Abstract

In this study, we investigate the influence of vegetation variations on dust activity (dust load, dust transport in the troposphere, and dust weather frequency) over Northeast Asia during springtime. By using the Integrated Wind Erosion Modeling System, two model experiments are run over four-month periods, from February 1 to May 31, for each year from 1982 to 2006; one experiment uses the observed atmospheric conditions and vegetation (OBS), and the other uses the specified atmospheric conditions in 2006 and the observed vegetation (CTRL). Comparison of the two model experiments reveals that there are sensitive regions in southeastern Mongolia and central northern China, in which vegetation has a large potential to influence dust activity due to both the high dust emission rate and large variations in vegetation coverage. Over these sensitive regions, vegetation effectively lessens dust loads on interannual and interdecadal timescales; dust load is decreased by 2864 μg m−2 for an increment of 0.1 in the normalized difference vegetation index (NDVI).

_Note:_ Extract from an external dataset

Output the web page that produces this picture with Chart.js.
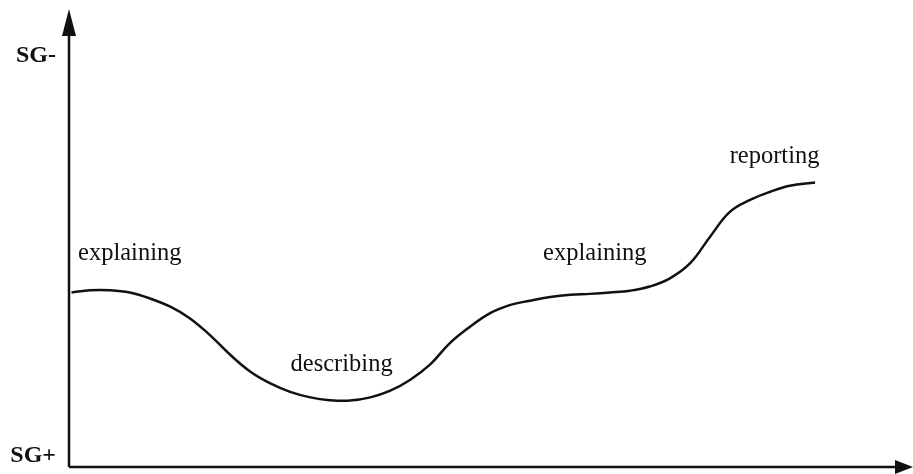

Vegetation increase in the sensitive areas also reduces two major branches of dust transports in the low troposphere; one stretches from eastern Mongolia to regions northeastward, and the other flows across the south of northeastern China to Korea. In addition to dust loads and transports, vegetation increase in the sensitive areas evidently decreases dust storm frequency and blowing dust frequency, but it exerts a weak influence on the floating dust frequency. In the sensitive regions, as NDVI increases by 0.1, dust storms, blowing dust, and floating dust decrease by 4.0 days/spring, 1.5 days/spring, and 0.2 days/spring, respectively. In summary, vegetation variations in southeastern Mongolia and central northern China have considerable impact on northeast Asian dust during springtime.